“HAK” NEREYE AİTTİR?

27 Aralık 2010

“Hak arama” söylemlerimiz, referans noktalarımız ne yazık ki aidiyetlerimizle belirleniyor.

Kürt sorunun konuşurken etnik köken, başörtüsü sorununu tartışırken “din” üzerinden, öğrenci eylemlerini konuşurken sol pencereden sahip olduğumuz aidiyetlerle tanımlıyoruz haklarımızı…

“Hak” ne yere aittir?

Hangi etnik kökene, hangi dine veya dinsizliğe, hangi mezhebe aittir?

Köye mi, şehre mi, sağa mı, sola mı?

Hakkın aidiyetini tanımlamak, tarif etmek zorunda mıyız?

Hakkımızı aidiyet, mensubiyet referansı göstererek aradığımızda, bir hiyerarşiye de izin vermiyor muyuz?

Aidiyetlerle tanımlanan “hak”, zaman içinde aidiyetlerimiz değişince kıymetini kaybedecek mi?

“Hak” insana aittir ve doğumla başlar.

 “Hak” insanın var olduğu her yerde, referans noktası aranmaksızın sadece bireyin varlığı üzerinden tanımlanmalıdır.

Yaşlı bir kadın başörtülü olduğu için doktoru tarafından “başı açık fotoğraf getirmesi” için zorlandığında, insanın –hasta hakkı- ihlal edilmiştir aslında. Ama biz tartışmayı siyasi gündemden de güç alarak başörtüsü üzerinden yaptık.

Keza Türkçe dışında başka dil bilmeyen yaşlı kadının doktoruna derdini anlatamaması ve tercüman kullanılmaması da Kürt sorunu kadar – hasta hakkının- konusudur.

Her iki durumda da temel insan hakları altında tartışmayı sürdürmemiz gerekmiyor mu?

Hasta hakları üzerine kıyasıya politika yapan, hararetle meclis kürsüsünden savunan bir siyasetçi gördünüz mü?

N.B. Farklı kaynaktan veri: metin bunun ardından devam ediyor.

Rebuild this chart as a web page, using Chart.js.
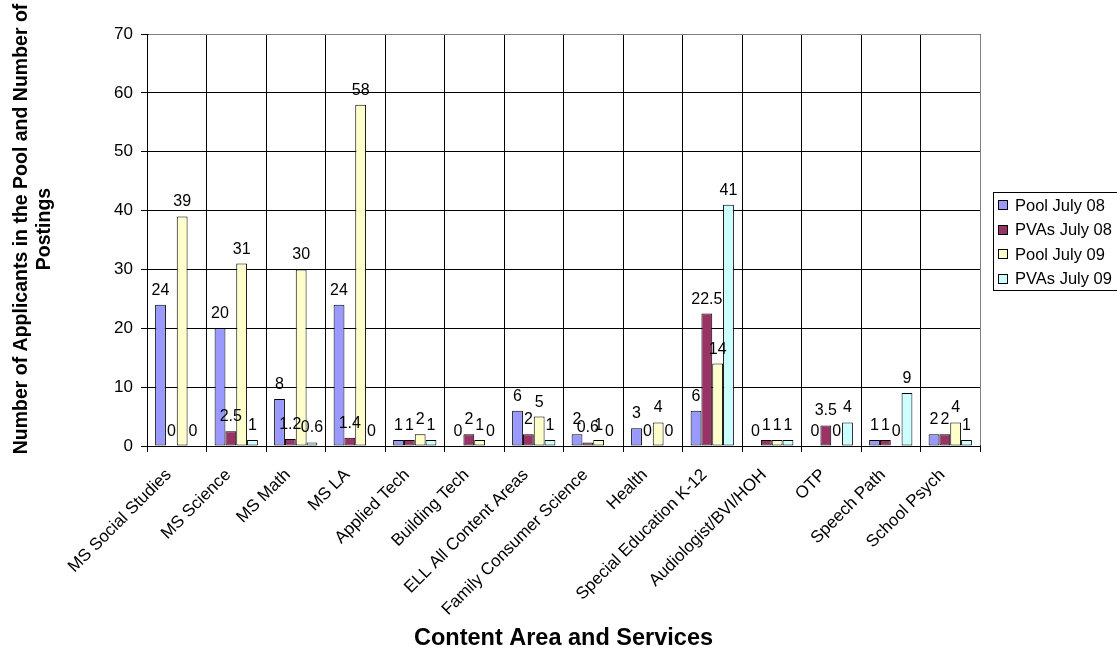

Etnik köken, cemaat, din vs üzerinden yapılan tüm hak arama mücadelelerinde gündeme bağlı sübjektif değerler çıkarıyor önümüze. Ve kısır tartışmalara mahkûm oluyoruz.

Babamızın kim olduğu, damarlarımızda akan kanımız, siyasi veya dini tercihlerimiz bizim için özelde kıymetli olabilir ama “hakkın” tanımında  “insan” olmanın üzerinde yer almamalıdır. Söylemlerimizi, insanın sadece “var” oluşu ve sağlıklı yaşam sürmesi üzerine geliştirmeli ve siyaseti de girdiği çıkmazdan, günübirlik tüketimden kurtarmalıyız.

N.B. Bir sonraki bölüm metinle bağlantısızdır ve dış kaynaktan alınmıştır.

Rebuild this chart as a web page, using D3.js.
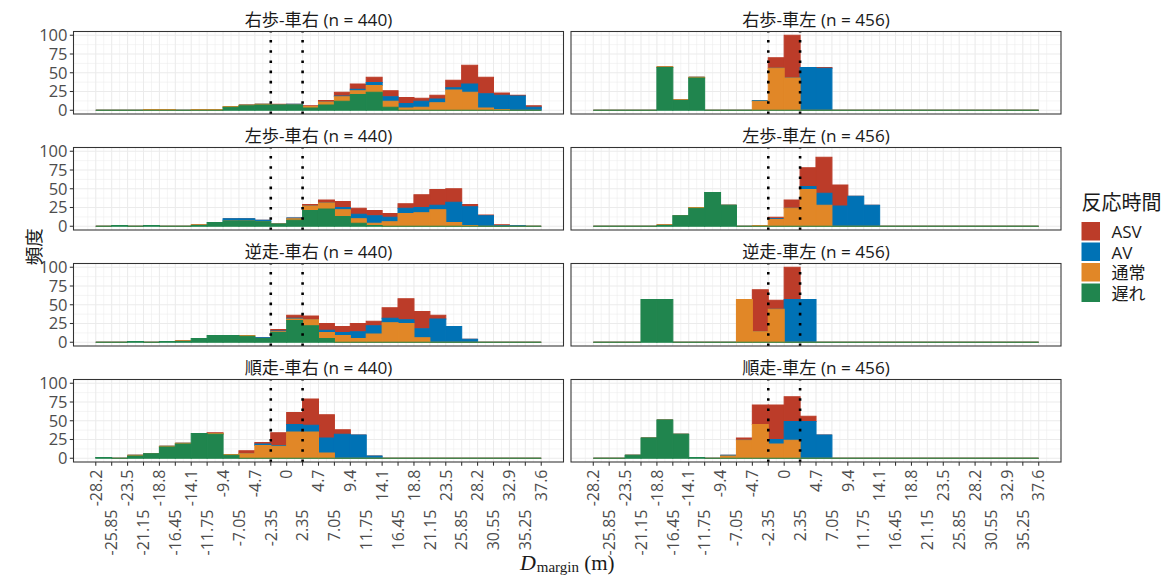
<!DOCTYPE html>
<html><head><meta charset="utf-8">
<script src="https://cdn.jsdelivr.net/npm/d3@7/dist/d3.min.js"></script>
<style>
body{margin:0;background:#fff;}
svg{display:block;font-family:"Open Sans","Noto Sans CJK JP",sans-serif;}
</style>
</head><body>
<svg id="chart" width="1170" height="576"></svg>
<script>
// ---- data ----
const tickValues = [-28.2,-25.85,-23.5,-21.15,-18.8,-16.45,-14.1,-11.75,-9.4,-7.05,-4.7,-2.35,0,2.35,4.7,7.05,9.4,11.75,14.1,16.45,18.8,21.15,23.5,25.85,28.2,30.55,32.9,35.25,37.6];
const tickLabels = ["-28.2","-25.85","-23.5","-21.15","-18.8","-16.45","-14.1","-11.75","-9.4","-7.05","-4.7","-2.35","0","2.35","4.7","7.05","9.4","11.75","14.1","16.45","18.8","21.15","23.5","25.85","28.2","30.55","32.9","35.25","37.6"];
const yTicks = [0,25,50,75,100];
const refLines = [-2.35, 2.35];
const panelNames = ["右歩-車右","右歩-車左","左歩-車右","左歩-車左","逆走-車右","逆走-車左","順走-車右","順走-車左"];
const panelN = [440,456,440,456,440,456,440,456];
const keys = ["ASV","AV","通常","遅れ"];
const colors = ["#BC3C29","#0072B5","#E18727","#20854E"];

// counts per bin (28 bins of 2.35 from -28.2 to 37.6)
const rwR_asv  = [0,0,0,0,0,0,0,0,0,0,0,1,0,1,2,5,7,7,8,8,4,5,10,25,22,3,1,2];
const rwR_av   = [0,0,0,0,0,0,0,0,0,0,0,0,1,0,0,1,2,4,6,6,8,5,3,11,19,19,19,4];
const rwR_norm = [0,0,0,1,1,0,1,1,1,1,1,0,0,2,4,6,5,9,8,3,4,10,27,24,3,1,0,0];
const rwR_late = [0,0,0,0,0,0,0,0,4,6,7,7,7,3,7,12,21,24,4,0,0,0,0,0,0,0,0,0];

const rwL_asv  = [0,0,0,0,0,0,0,0,0,0,0,14,57,0,1,0,0,0,0,0,0,0,0,0,0,0,0,0];
const rwL_av   = [0,0,0,0,0,0,0,0,0,0,1,0,0,57,56,0,0,0,0,0,0,0,0,0,0,0,0,0];
const rwL_norm = [0,0,0,0,1,1,1,0,0,0,12,56,43,0,0,0,0,0,0,0,0,0,0,0,0,0,0,0];
const rwL_late = [0,0,0,0,57,13,43,0,0,0,0,0,0,0,0,0,0,0,0,0,0,0,0,0,0,0,0,0];

const lwR_asv  = [0,0,0,0,0,0,0,0,0,0,0,0,0,2,4,8,8,7,5,6,17,21,18,3,1,1,0,0];
const lwR_av   = [0,0,0,0,0,0,0,0,3,3,2,0,1,0,0,3,6,10,6,7,7,6,27,25,14,1,1,0];
const lwR_norm = [0,0,0,0,0,0,1,0,0,0,0,0,2,6,8,9,6,3,6,17,18,22,5,1,0,0,0,0];
const lwR_late = [0,1,0,1,0,0,1,5,7,7,6,3,8,21,23,13,4,1,0,0,0,0,0,0,0,0,0,0];

const lwL_asv  = [0,0,0,0,0,0,0,0,0,0,0,2,11,25,48,28,0,0,0,0,0,0,0,0,0,0,0,0];
const lwL_av   = [0,0,0,0,0,0,0,0,0,0,0,1,0,4,16,27,40,28,0,0,0,0,0,0,0,0,0,0];
const lwL_norm = [0,0,0,0,1,0,1,0,0,0,1,9,24,49,28,0,0,0,0,0,0,0,0,0,0,0,0,0];
const lwL_late = [0,0,0,0,1,14,24,45,28,0,0,0,0,0,0,0,0,0,0,0,0,0,0,0,0,0,0,0];

const rvR_asv  = [0,0,0,0,0,0,0,0,0,0,0,2,4,5,9,8,11,6,14,28,23,5,0,0,0,0,0,0];
const rvR_av   = [0,0,0,0,0,0,0,0,0,0,1,1,1,0,3,4,9,11,6,5,12,31,21,4,0,0,0,0];
const rvR_norm = [0,0,0,0,0,1,0,0,0,1,0,1,2,8,8,9,5,11,26,25,6,0,0,0,0,0,0,0];
const rvR_late = [0,0,1,0,1,1,5,9,9,8,5,13,29,22,5,0,0,0,0,0,0,0,0,0,0,0,0,0];

const rvL_asv  = [0,0,0,0,0,0,0,0,0,0,56,12,43,0,0,0,0,0,0,0,0,0,0,0,0,0,0,0];
const rvL_av   = [0,0,0,0,0,0,0,0,0,0,0,0,57,57,0,0,0,0,0,0,0,0,0,0,0,0,0,0];
const rvL_norm = [0,0,0,0,0,0,0,0,0,57,14,44,0,0,0,0,0,0,0,0,0,0,0,0,0,0,0,0];
const rvL_late = [0,0,0,57,57,0,0,0,0,0,0,0,0,0,0,0,0,0,0,0,0,0,0,0,0,0,0,0];

const fwR_asv  = [0,0,0,0,0,0,0,1,0,4,2,17,16,35,31,6,0,0,0,0,0,0,0,0,0,0,0,0];
const fwR_av   = [0,0,0,0,0,0,0,0,0,0,2,1,10,9,20,32,31,3,0,0,0,0,0,0,0,0,0,0];
const fwR_norm = [0,0,1,0,1,1,0,1,1,6,17,16,35,35,7,0,0,0,0,0,0,0,0,0,0,0,0,0];
const fwR_late = [1,0,3,6,15,19,33,32,4,0,0,0,0,0,0,0,0,0,0,0,0,0,0,0,0,0,0,0];

const fwL_asv  = [0,0,0,0,0,0,0,0,0,3,26,46,33,7,0,0,0,0,0,0,0,0,0,0,0,0,0,0];
const fwL_av   = [0,0,0,0,0,0,0,0,1,0,0,6,25,49,31,0,0,0,0,0,0,0,0,0,0,0,0,0];
const fwL_norm = [0,0,0,0,0,0,0,0,3,24,45,19,24,0,0,0,0,0,0,0,0,0,0,0,0,0,0,0];
const fwL_late = [0,0,4,27,51,32,1,0,0,0,0,0,0,0,0,0,0,0,0,0,0,0,0,0,0,0,0,0];

const panelSeries = [
  [rwR_asv, rwR_av, rwR_norm, rwR_late],
  [rwL_asv, rwL_av, rwL_norm, rwL_late],
  [lwR_asv, lwR_av, lwR_norm, lwR_late],
  [lwL_asv, lwL_av, lwL_norm, lwL_late],
  [rvR_asv, rvR_av, rvR_norm, rvR_late],
  [rvL_asv, rvL_av, rvL_norm, rvL_late],
  [fwR_asv, fwR_av, fwR_norm, fwR_late],
  [fwL_asv, fwL_av, fwL_norm, fwL_late]
];

// ---- layout ----
const svg = d3.select("#chart");
const colX = [73.5, 571];
const rowY = [31.5, 147.5, 263.5, 379.5];
const PW = 490, PH = 82.5;
const xmin = tickValues[0], xmax = tickValues[tickValues.length-1];
const xr = xmax - xmin;
const x = d3.scaleLinear().domain([xmin - 0.05*xr, xmax + 0.05*xr]).range([0, PW]);
const y = d3.scaleLinear().domain([-5, 105]).range([PH, 0]);

const majorX = tickValues;
const minorX = [];
for (let i = -1; i < tickValues.length; i++) {
  const a = i < 0 ? tickValues[0] - 2.35 : tickValues[i];
  const b = i < tickValues.length - 1 ? tickValues[i+1] : tickValues[i] + 2.35;
  minorX.push((a + b) / 2);
}
const minorY = [12.5, 37.5, 62.5, 87.5];

const stack = d3.stack().keys(["遅れ","通常","AV","ASV"]);

panelNames.forEach((name, p) => {
  const col = p % 2, row = Math.floor(p / 2);
  const g = svg.append("g").attr("transform", `translate(${colX[col]},${rowY[row]})`);
  g.append("rect").attr("width", PW).attr("height", PH).attr("fill", "#fff");
  const clipId = "clip" + p;
  g.append("clipPath").attr("id", clipId).append("rect").attr("width", PW).attr("height", PH);
  const inner = g.append("g").attr("clip-path", `url(#${clipId})`);
  // grid
  inner.selectAll(".mnx").data(minorX.filter(v => x(v) > 0 && x(v) < PW)).join("line")
    .attr("x1", d => x(d)).attr("x2", d => x(d)).attr("y1", 0).attr("y2", PH)
    .attr("stroke", "#ebebeb").attr("stroke-width", 0.55);
  inner.selectAll(".mny").data(minorY).join("line")
    .attr("x1", 0).attr("x2", PW).attr("y1", d => y(d)).attr("y2", d => y(d))
    .attr("stroke", "#ebebeb").attr("stroke-width", 0.55);
  inner.selectAll(".mjx").data(majorX).join("line")
    .attr("x1", d => x(d)).attr("x2", d => x(d)).attr("y1", 0).attr("y2", PH)
    .attr("stroke", "#ebebeb").attr("stroke-width", 1.07);
  inner.selectAll(".mjy").data(yTicks).join("line")
    .attr("x1", 0).attr("x2", PW).attr("y1", d => y(d)).attr("y2", d => y(d))
    .attr("stroke", "#ebebeb").attr("stroke-width", 1.07);

  // bars (drawn as closed paths so zero-count bins still show as a thin line)
  const s = panelSeries[p];
  const rows = tickValues.slice(0, 28).map((x0, k) => ({
    x0: x0, x1: tickValues[k+1],
    "ASV": s[0][k], "AV": s[1][k], "通常": s[2][k], "遅れ": s[3][k]
  }));
  const stacked = stack(rows);
  const drawOrder = ["ASV","AV","通常","遅れ"];
  drawOrder.forEach(key => {
    const ser = stacked.find(d => d.key === key);
    const c = colors[keys.indexOf(key)];
    inner.append("g").selectAll("path").data(ser).join("path")
      .attr("d", d => {
        const x0 = x(d.data.x0), x1 = x(d.data.x1), y0 = y(d[0]), y1 = y(d[1]);
        return `M${x0},${y0}H${x1}V${y1}H${x0}Z`;
      })
      .attr("fill", c).attr("stroke", c).attr("stroke-width", 1.07)
      .attr("stroke-linejoin", "miter");
  });

  // reference lines
  inner.selectAll(".vl").data(refLines).join("line")
    .attr("x1", d => x(d)).attr("x2", d => x(d)).attr("y1", PH).attr("y2", 0)
    .attr("stroke", "#000").attr("stroke-width", 2.6).attr("stroke-dasharray", "2.6 7.6");

  // border
  g.append("rect").attr("width", PW).attr("height", PH)
    .attr("fill", "none").attr("stroke", "#333333").attr("stroke-width", 1.07);

  // strip
  g.append("text").attr("x", PW/2).attr("y", -12.5)
    .attr("text-anchor", "middle").attr("dominant-baseline", "central")
    .attr("font-size", 17.2).attr("fill", "#1a1a1a")
    .text(`${name} (n = ${panelN[p]})`);

  // y axis on left col
  if (col === 0) {
    g.selectAll(".yt").data(yTicks).join("line")
      .attr("x1", -3.7).attr("x2", 0).attr("y1", d => y(d)).attr("y2", d => y(d))
      .attr("stroke", "#333333").attr("stroke-width", 1.07);
    g.selectAll(".yl").data(yTicks).join("text")
      .attr("x", -6).attr("y", d => y(d)).attr("dy", "0.36em")
      .attr("text-anchor", "end").attr("font-size", 16.5).attr("fill", "#4d4d4d")
      .text(d => d);
  }
  // x axis on bottom row
  if (row === 3) {
    g.selectAll(".xt").data(tickValues).join("line")
      .attr("x1", d => x(d)).attr("x2", d => x(d)).attr("y1", PH).attr("y2", PH + 3.7)
      .attr("stroke", "#333333").attr("stroke-width", 1.07);
    g.selectAll(".xl").data(tickValues).join("text")
      .attr("transform", (d, i) => `translate(${x(d)},${PH + (i % 2 === 0 ? 7.5 : 47.5)}) rotate(-90)`)
      .attr("dy", "0.36em").attr("text-anchor", "end")
      .attr("font-size", 16).attr("fill", "#4d4d4d")
      .text((d, i) => tickLabels[i]);
  }
});

// y axis title
svg.append("text").attr("transform", `translate(33,${(rowY[0] + rowY[3] + PH)/2}) rotate(-90)`)
  .attr("text-anchor", "middle").attr("dominant-baseline", "central")
  .attr("font-size", 18.5).attr("fill", "#1a1a1a").text("頻度");

// x axis title
const xt = svg.append("text").attr("x", (colX[0] + colX[1] + PW)/2).attr("y", 570)
  .attr("text-anchor", "middle").attr("font-family", "'Liberation Serif','DejaVu Serif',serif")
  .attr("fill", "#1a1a1a");
xt.append("tspan").attr("font-style", "italic").attr("font-size", 22).text("D");
xt.append("tspan").attr("font-size", 15).attr("dy", 2).attr("dx", 1).text("margin");
xt.append("tspan").attr("font-size", 21).attr("dy", -2).text(" (m)");

// legend
const lg = svg.append("g").attr("transform", "translate(1081.5,0)");
lg.append("text").attr("x", 0).attr("y", 202).attr("dominant-baseline", "central")
  .attr("font-size", 20).attr("fill", "#1a1a1a").text("反応時間");
keys.forEach((k, i) => {
  lg.append("rect").attr("x", 0.5).attr("y", 222.5 + i*20.5).attr("width", 17.5).attr("height", 17.5)
    .attr("fill", colors[i]).attr("stroke", colors[i]).attr("stroke-width", 1);
  lg.append("text").attr("x", 30).attr("y", 231.5 + i*20.5).attr("dominant-baseline", "central")
    .attr("font-size", 17).attr("fill", "#1a1a1a").text(k);
});
</script>
</body></html>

Babasının kim olduğunu bilmediğimiz, sokakta bulduğumuz bir çocuk, hiçbir eğitim almadan, hiçbir yere ait oldan, ümmi ve yapayalnız yaşamını sürdürdüğünde, ihlali halinde “hakkını” kim, hangi zeminde savunacak?

Farklılıklar referans noktası olmaya başladığında gündeme göre hiyerarşi yer değiştiriyor.

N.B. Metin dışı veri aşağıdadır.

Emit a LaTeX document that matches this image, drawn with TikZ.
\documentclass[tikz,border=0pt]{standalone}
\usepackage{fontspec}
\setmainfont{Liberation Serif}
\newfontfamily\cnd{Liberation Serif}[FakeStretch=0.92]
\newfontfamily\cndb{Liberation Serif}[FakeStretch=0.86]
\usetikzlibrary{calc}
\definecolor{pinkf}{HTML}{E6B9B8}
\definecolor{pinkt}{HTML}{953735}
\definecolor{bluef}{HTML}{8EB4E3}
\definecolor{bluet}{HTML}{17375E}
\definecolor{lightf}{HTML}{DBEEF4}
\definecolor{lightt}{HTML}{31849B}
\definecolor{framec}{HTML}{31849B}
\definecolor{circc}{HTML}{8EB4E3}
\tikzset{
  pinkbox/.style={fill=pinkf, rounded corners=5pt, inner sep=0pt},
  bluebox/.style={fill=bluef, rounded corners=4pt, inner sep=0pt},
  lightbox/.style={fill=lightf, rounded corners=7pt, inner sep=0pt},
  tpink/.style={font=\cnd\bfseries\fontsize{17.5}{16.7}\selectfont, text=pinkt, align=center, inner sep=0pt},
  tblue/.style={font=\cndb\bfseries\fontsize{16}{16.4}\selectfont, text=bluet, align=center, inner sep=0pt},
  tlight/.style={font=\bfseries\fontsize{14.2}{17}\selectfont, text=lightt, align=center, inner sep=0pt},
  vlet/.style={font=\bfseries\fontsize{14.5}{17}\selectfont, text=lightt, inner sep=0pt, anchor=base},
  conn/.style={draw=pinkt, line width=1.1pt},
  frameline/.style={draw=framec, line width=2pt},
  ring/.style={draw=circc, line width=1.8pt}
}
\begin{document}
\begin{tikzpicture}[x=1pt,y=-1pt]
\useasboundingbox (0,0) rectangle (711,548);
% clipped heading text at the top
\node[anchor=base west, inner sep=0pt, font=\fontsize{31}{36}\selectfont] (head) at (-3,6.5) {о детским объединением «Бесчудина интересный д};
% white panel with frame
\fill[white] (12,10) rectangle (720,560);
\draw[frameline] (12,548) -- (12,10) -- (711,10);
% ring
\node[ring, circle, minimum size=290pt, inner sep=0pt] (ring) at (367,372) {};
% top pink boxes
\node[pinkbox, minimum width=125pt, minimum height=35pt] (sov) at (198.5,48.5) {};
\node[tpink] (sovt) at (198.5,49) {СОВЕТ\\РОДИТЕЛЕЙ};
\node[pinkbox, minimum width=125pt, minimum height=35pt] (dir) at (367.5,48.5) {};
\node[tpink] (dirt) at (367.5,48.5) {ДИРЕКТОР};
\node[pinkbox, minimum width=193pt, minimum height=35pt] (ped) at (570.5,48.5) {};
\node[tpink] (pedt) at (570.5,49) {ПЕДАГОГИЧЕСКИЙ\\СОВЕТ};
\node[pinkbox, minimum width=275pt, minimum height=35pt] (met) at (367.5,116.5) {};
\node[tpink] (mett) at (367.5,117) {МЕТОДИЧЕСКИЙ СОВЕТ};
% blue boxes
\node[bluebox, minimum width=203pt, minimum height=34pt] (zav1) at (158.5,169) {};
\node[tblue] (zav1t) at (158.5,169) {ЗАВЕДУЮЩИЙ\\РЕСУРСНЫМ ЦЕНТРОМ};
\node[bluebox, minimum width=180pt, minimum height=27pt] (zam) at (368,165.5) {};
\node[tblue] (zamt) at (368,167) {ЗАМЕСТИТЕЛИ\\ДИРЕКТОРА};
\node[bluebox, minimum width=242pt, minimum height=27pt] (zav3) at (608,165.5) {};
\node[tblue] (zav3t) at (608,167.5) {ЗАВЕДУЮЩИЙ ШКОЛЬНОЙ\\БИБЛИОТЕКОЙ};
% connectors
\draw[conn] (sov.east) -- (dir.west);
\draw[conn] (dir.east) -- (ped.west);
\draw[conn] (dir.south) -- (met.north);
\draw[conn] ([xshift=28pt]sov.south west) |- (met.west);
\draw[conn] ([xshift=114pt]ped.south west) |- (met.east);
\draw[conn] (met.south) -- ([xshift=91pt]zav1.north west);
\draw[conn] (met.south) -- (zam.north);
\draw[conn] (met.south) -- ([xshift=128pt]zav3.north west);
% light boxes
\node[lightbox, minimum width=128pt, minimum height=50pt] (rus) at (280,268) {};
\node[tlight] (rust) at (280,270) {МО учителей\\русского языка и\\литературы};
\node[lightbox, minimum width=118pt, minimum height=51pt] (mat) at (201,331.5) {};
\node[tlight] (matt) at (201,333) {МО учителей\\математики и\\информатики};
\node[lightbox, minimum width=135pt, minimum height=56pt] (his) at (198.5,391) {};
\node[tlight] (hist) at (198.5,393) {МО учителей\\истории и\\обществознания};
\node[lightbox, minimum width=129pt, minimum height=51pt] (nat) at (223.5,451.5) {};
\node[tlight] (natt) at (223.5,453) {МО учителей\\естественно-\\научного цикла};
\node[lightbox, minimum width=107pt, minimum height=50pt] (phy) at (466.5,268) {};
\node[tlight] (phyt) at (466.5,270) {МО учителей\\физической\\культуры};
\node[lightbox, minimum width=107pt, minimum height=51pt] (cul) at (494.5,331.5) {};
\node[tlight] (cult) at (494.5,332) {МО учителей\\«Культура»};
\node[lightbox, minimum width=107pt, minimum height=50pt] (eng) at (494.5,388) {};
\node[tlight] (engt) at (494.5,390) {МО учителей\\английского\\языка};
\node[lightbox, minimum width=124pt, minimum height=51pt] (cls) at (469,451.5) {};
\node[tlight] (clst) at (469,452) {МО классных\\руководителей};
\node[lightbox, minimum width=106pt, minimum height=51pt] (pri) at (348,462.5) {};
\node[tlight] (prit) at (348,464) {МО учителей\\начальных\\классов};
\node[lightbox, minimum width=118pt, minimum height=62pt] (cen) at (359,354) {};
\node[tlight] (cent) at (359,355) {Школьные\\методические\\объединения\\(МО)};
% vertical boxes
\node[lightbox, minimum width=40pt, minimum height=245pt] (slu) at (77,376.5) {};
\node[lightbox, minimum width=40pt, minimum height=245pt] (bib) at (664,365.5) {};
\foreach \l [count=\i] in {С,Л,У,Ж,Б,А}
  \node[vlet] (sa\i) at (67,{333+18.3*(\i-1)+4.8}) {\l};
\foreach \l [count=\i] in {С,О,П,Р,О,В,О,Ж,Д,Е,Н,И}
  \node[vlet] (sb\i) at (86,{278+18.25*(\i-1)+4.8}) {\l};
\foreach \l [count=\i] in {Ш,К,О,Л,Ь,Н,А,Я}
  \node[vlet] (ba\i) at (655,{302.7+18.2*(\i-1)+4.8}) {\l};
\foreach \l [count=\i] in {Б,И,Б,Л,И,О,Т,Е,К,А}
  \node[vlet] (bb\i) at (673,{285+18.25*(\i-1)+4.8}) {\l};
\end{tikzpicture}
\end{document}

Farklılığı zenginlik olmaktan çıkarıp, “kendin olarak” bir arda olmanın kıymetini ve bereketini gözden kaçırmış olmuyor muyuz?

Biz tartışmayı popüler siyasetin gündemiyle ortak zemine oturtunca, maalesef tartışma daha “şehvetli” oluyor ve ne yazık ki siyasette bu şehvetten besleniyor.

Popüler siyasetin hararetini de bazen başörtüsü, bazen etnik siyaset söylemleri yükseltiyor.

Sosyal bilimciler bana kızacak, yine topu onlara attığım için.

Ama sosyal bilimin, felsefenin, sosyolojinin, sosyal psikolojinin, hukuk felsefesinin tartışacağı konuları popüler siyaset tartışınca işte bugünkü kakafoni oluşuyor.

Farklıklarımıza atıfta bulunmadan, sadece “insan” odaklı, ortak bir “hak arama” dili oluşturmalı ve yeni şeyler söylemeliyiz.